While citrus trees are maturing their fruit during late autumn and early winter, using up lots of energy in the process, continue to feed them each week with a complete and balanced fertiliser that has been specially designed to promote healthy citrus trees and help create good quality juicy fruit.
Tough love tip
As harsh as this might sound - and difficult to bring yourself to do - remove any developing fruit from young citrus trees for the first two years after planting.
This will direct the tree's growth into leaves, stems and branches, rather than using energy to grow fruit, which will help the tree attain a larger size quicker and promote more fruit in the future.
Vegetable of the week
Japanese turnips - also called Hakurei turnips - are beautiful white-skinned turnips with a crisp, mild and sweet flesh.
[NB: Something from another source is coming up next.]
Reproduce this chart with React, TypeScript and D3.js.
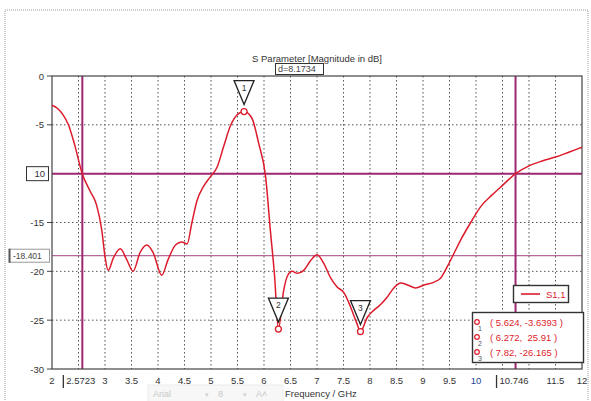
import { line, curveMonotoneX, range, scaleLinear } from "d3";

// S11 curve
const freq = [
  2.0, 2.1, 2.2, 2.31, 2.42, 2.57, 2.72, 2.84, 2.94, 3.0, 3.06, 3.16, 3.29, 3.41, 3.53, 3.66,
  3.79, 3.91, 4.07, 4.19, 4.33, 4.45, 4.55, 4.64, 4.74, 4.86, 4.99, 5.11, 5.24, 5.36, 5.49,
  5.624, 5.77, 5.9, 6.03, 6.12, 6.2, 6.272, 6.37, 6.44, 6.53, 6.63, 6.75, 6.88, 7.0, 7.13,
  7.26, 7.38, 7.51, 7.63, 7.75, 7.82, 7.95, 8.07, 8.2, 8.33, 8.45, 8.58, 8.71, 8.86, 9.02,
  9.21, 9.33, 9.46, 9.59, 9.71, 9.9, 10.1, 10.3, 10.5, 10.746, 11.0, 11.25, 11.5, 11.75, 12.0,
];
const s11 = [
  -3.0, -3.3, -3.9, -5.0, -6.9, -10.0, -11.8, -13.2, -15.8, -18.5, -19.9, -18.6, -17.7, -18.8,
  -20.0, -18.1, -17.3, -18.1, -20.4, -18.8, -17.3, -17.0, -17.2, -15.0, -12.7, -11.3, -10.3,
  -9.4, -7.2, -5.2, -4.0, -3.64, -4.3, -6.9, -10.3, -15.8, -20.5, -25.91, -22.0, -20.5, -20.0,
  -20.2, -19.9, -18.9, -18.3, -19.2, -20.7, -21.6, -22.2, -23.6, -25.3, -26.17, -24.7, -24.0,
  -23.4, -22.6, -21.7, -21.2, -21.4, -21.7, -21.4, -21.1, -20.7, -19.5, -18.1, -16.8, -15.0,
  -13.3, -12.2, -11.2, -10.0, -9.2, -8.7, -8.3, -7.8, -7.3,
];

const markerFreq = [5.624, 6.272, 7.82];
const markerVal = [-3.6393, -25.91, -26.165];
const markerText = ["( 5.624, -3.6393 )", "( 6.272,  25.91 )", "( 7.82, -26.165 )"];

const yTicks = [0, -5, -15, -20, -25, -30];
const xTicks = range(2, 12.01, 0.5);
const hiddenX = [2.5, 10.5, 11]; // covered by the marker labels
const vMarkers = [2.5723, 10.746];
const hMarker = -10;
const hMarker2 = -18.401;

const RED = "#dc1c2c";
const MAG = "#9c2872";
const FONT = "'Liberation Sans', Arial, sans-serif";

export default function App() {
  const left = 52, right = 582, top = 76, bottom = 369;
  const x = scaleLinear().domain([2, 12]).range([left, right]);
  const y = scaleLinear().domain([-30, 0]).range([bottom, top]);
  const pts = freq.map((f, i) => [f, s11[i]] as [number, number]);
  const path = line<[number, number]>()
    .x((d) => x(d[0]))
    .y((d) => y(d[1]))
    .curve(curveMonotoneX)(pts) || "";

  return (
    <svg width={591} height={401} style={{ position: "absolute", left: 0, top: 0, background: "#fff" }} fontFamily={FONT}>
      <rect x={0} y={0} width={591} height={401} fill="#fff" />
      {/* dotted outer frame */}
      <path d="M5,402 V10 H588 V402" fill="none" stroke="#9a9a9a" strokeDasharray="1,1" />

      {/* title */}
      <text x={317} y={62} textAnchor="middle" fontSize={9.5} fill="#333">
        S Parameter [Magnitude in dB]
      </text>
      <rect x={275.5} y={63.5} width={48} height={11} fill="#fff" stroke="#333" />
      <text x={278} y={72} fontSize={9} fill="#444">d=8.1734</text>

      {/* grid */}
      {xTicks.filter((t) => t > 2 && t < 12).map((t) => (
        <line key={"gx" + t} x1={x(t)} x2={x(t)} y1={top} y2={bottom} stroke="#555" strokeDasharray="1.5,2.5" />
      ))}
      {[-5, -15, -20, -25].map((t) => (
        <line key={"gy" + t} x1={left} x2={right} y1={y(t)} y2={y(t)} stroke="#555" strokeDasharray="1.5,2.5" />
      ))}

      {/* marker lines */}
      <line x1={left} x2={right} y1={y(hMarker2)} y2={y(hMarker2)} stroke="#b46a9a" strokeWidth={1.3} />
      <line x1={left} x2={right} y1={y(hMarker)} y2={y(hMarker)} stroke={MAG} strokeWidth={2} />
      {vMarkers.map((m) => (
        <line key={"vm" + m} x1={x(m)} x2={x(m)} y1={top} y2={bottom} stroke={MAG} strokeWidth={2} />
      ))}

      {/* plot frame */}
      <rect x={left} y={top} width={right - left} height={bottom - top} fill="none" stroke="#444" strokeWidth={1.2} />

      {/* curve */}
      <path d={path} fill="none" stroke={RED} strokeWidth={1.5} />

      {/* markers */}
      {markerFreq.map((f, i) => {
        const cx = x(f), cy = y(markerVal[i]);
        const tip = cy - 7, tt = tip - 24;
        return (
          <g key={"mk" + i}>
            <circle cx={cx} cy={cy} r={3} fill="#fff" stroke={RED} strokeWidth={1.3} />
            <path d={`M${cx - 10},${tt} H${cx + 10} L${cx},${tip} Z`} fill="#fff" stroke="#222" strokeWidth={1.3} />
            <text x={cx} y={tt + 10} textAnchor="middle" fontSize={8.5} fill="#333">{i + 1}</text>
          </g>
        );
      })}

      {/* y axis */}
      {yTicks.map((t) => (
        <g key={"yt" + t}>
          <line x1={left - 5} x2={left} y1={y(t)} y2={y(t)} stroke="#444" />
          <text x={left - 8} y={y(t) + 3.5} textAnchor="end" fontSize={9.5} fill="#333">{String(t)}</text>
        </g>
      ))}
      <rect x={26.5} y={y(hMarker) - 7} width={22} height={14} fill="#fff" stroke="#333" />
      <text x={45} y={y(hMarker) + 3.5} textAnchor="end" fontSize={9.5} fill="#333">10</text>
      <rect x={9.5} y={y(hMarker2) - 6.5} width={40} height={13} fill="#fff" stroke="#999" />
      <line x1={9.5} x2={9.5} y1={y(hMarker2) - 7} y2={y(hMarker2) + 7} stroke="#555" strokeWidth={2} />
      <text x={13} y={y(hMarker2) + 3} fontSize={8.5} fill="#444">-18.401</text>

      {/* x axis */}
      {xTicks.filter((t) => !hiddenX.includes(t)).map((t) => (
        <text key={"xt" + t} x={x(t)} y={384} textAnchor="middle" fontSize={9.5} fill={t === 10 ? "#2a3f9a" : "#333"}>
          {String(t)}
        </text>
      ))}
      {vMarkers.map((m) => (
        <g key={"xm" + m}>
          <line x1={x(m) - 19} x2={x(m) - 19} y1={375} y2={388} stroke="#333" strokeWidth={1.3} />
          <text x={x(m) - 16} y={384} fontSize={9.5} fill="#333">{String(m)}</text>
        </g>
      ))}

      {/* faded font toolbar overlay */}
      <rect x={148} y={385} width={135} height={17} fill="#f7f7f7" stroke="#ececec" />
      <text x={153} y={397} fontSize={9} fill="#c8c8c8">Arial</text>
      <text x={205} y={397} fontSize={7} fill="#cfcfcf">▾</text>
      <text x={218} y={397} fontSize={9} fill="#c8c8c8">8</text>
      <text x={243} y={397} fontSize={7} fill="#cfcfcf">▾</text>
      <text x={256} y={397} fontSize={9} fill="#c8c8c8">A˄</text>
      <text x={285} y={397} fontSize={9.5} fill="#333">Frequency / GHz</text>

      {/* legend */}
      <rect x={513.5} y={285.5} width={55} height={17} fill="#fff" stroke="#333" strokeWidth={1.4} />
      <line x1={521} x2={540} y1={294} y2={294} stroke={RED} strokeWidth={1.6} />
      <text x={546} y={297.5} fontSize={9.5} fill={RED}>S1,1</text>

      <rect x={472.5} y={312.5} width={111} height={50} fill="#fff" stroke="#333" strokeWidth={1.4} />
      {markerText.map((s, i) => (
        <g key={"mt" + i}>
          <circle cx={477} cy={322 + i * 15} r={2.3} fill="none" stroke={RED} strokeWidth={1.2} />
          <text x={478} y={331 + i * 15} fontSize={7} fill="#555">{i + 1}</text>
          <text x={490} y={326 + i * 15} fontSize={9.5} fill={RED} style={{ whiteSpace: "pre" }}>{s}</text>
        </g>
      ))}
    </svg>
  );
}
In addition to being cooked they can be eaten raw and thinly sliced in salads, and the green tops used like spinach.
Japanese turnip seeds can be sown all around Australia during May.
They're fast growing, taking only six to 10 weeks to mature, and are a perfect vegetable to grow in pots in a sunny spot on a balcony or courtyard.
For potted turnips, sow seed 6mm deep direct into good-quality potting mix.
Seedlings will take about 10 days to pop up. Keep the potting mix moist while the plants establish and turnips can be harvested when the roots are 5cm across.